I need your professional opinion.
I found myself in my monthly networking meeting. This networking group includes a bunch of business owners in our community who get together and troubleshoot.
One of the guys, Nick Whitney, owns an armament and weaponry business. I am not sure of the exact products or services he offers, but he raised an interesting insight about his marketing plan.
He said that on the back of his business card, he was offering 25 percent off all purchases in the store. His goal was to increase traffic to his shop.
He told us that the call to action was not effective.
What Whitney did next was change the back of his card to $25 off. He continued to tell us that a customer would actually save more money by taking advantage of the 25-percent-off deal, but his sales increased exponentially with the $25 savings.

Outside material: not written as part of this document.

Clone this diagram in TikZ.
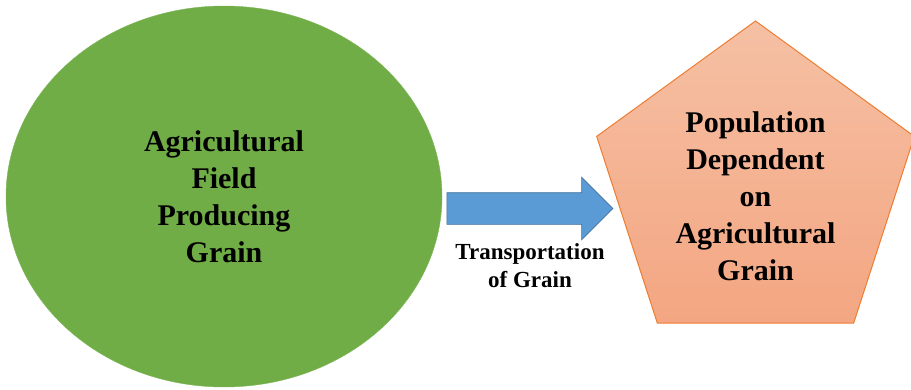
\documentclass[tikz,border=0pt]{standalone}
\usepackage{fontspec}
\setmainfont{Liberation Serif}
\usetikzlibrary{shapes.geometric, shapes.arrows}
\definecolor{fieldgreen}{RGB}{112,173,71}
\definecolor{moveblue}{RGB}{91,155,213}
\definecolor{moveedge}{RGB}{65,113,156}
\definecolor{popedge}{RGB}{237,125,49}
\definecolor{poptop}{RGB}{245,192,164}
\definecolor{popbottom}{RGB}{244,166,130}
\tikzset{
  bigtext/.style={font=\fontsize{30}{37}\selectfont\bfseries, align=center},
  smalltext/.style={font=\fontsize{23}{28}\selectfont\bfseries, align=center}
}
\begin{document}
\begin{tikzpicture}[x=1pt, y=-1pt]
		\useasboundingbox (0,0) rectangle (911,389);
		% grain field
		\node[ellipse, fill=fieldgreen, draw=fieldgreen!90!white, inner sep=0,
		      minimum width=436pt, minimum height=381pt, bigtext] (field) at (224,196.5)
		      {Agricultural\\Field\\Producing\\Grain};
		% population
		\node[regular polygon, regular polygon sides=5, draw=popedge, line width=1pt,
		      top color=poptop, bottom color=popbottom, minimum size=334pt, inner sep=0] (pop) at (755.5,188) {};
		\node[bigtext] (poptext) at (755.5,196) {Population\\Dependent\\on\\Agricultural\\Grain};
		% transport arrow, body 31pt wide
		\node[single arrow, fill=moveblue, draw=moveedge, line width=0.6pt, inner sep=0,
		      text height=15.5pt, text depth=15.5pt,
		      minimum height=166pt, single arrow head extend=15.5pt,
		      single arrow tip angle=90] (move) at (522,208.5) {};
		\node[smalltext] (movetext) at (530,266) {Transportation\\of Grain};
	\end{tikzpicture}
\end{document}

I thought about how this example would help me in real estate, so I asked the question. “What do you think of when you see a sign on a house for sale that states ‘price reduced’?”
The answers were:
- Why is the seller desperate to sell?
- What’s wrong with the house?
- What’s wrong with the neighborhood?
- Why would I want to purchase that house when the seller wants out?
This was interesting because we all know agents who will take an overpriced listing with the agreement to “reduce” the price in three weeks.
The public perception or the psychology, if you will, does not reflect that attitude. It actually repels the future buyer.
So, my question is, what can we do to change the psychology or perception of the buyer when lowering the price on home sales?
Maybe offer a $20,000 discount if under contract within 30 days, or $25,000 discount on all offers.
We need to start looking at the psychology of our marketing. What is the consumer’s perception?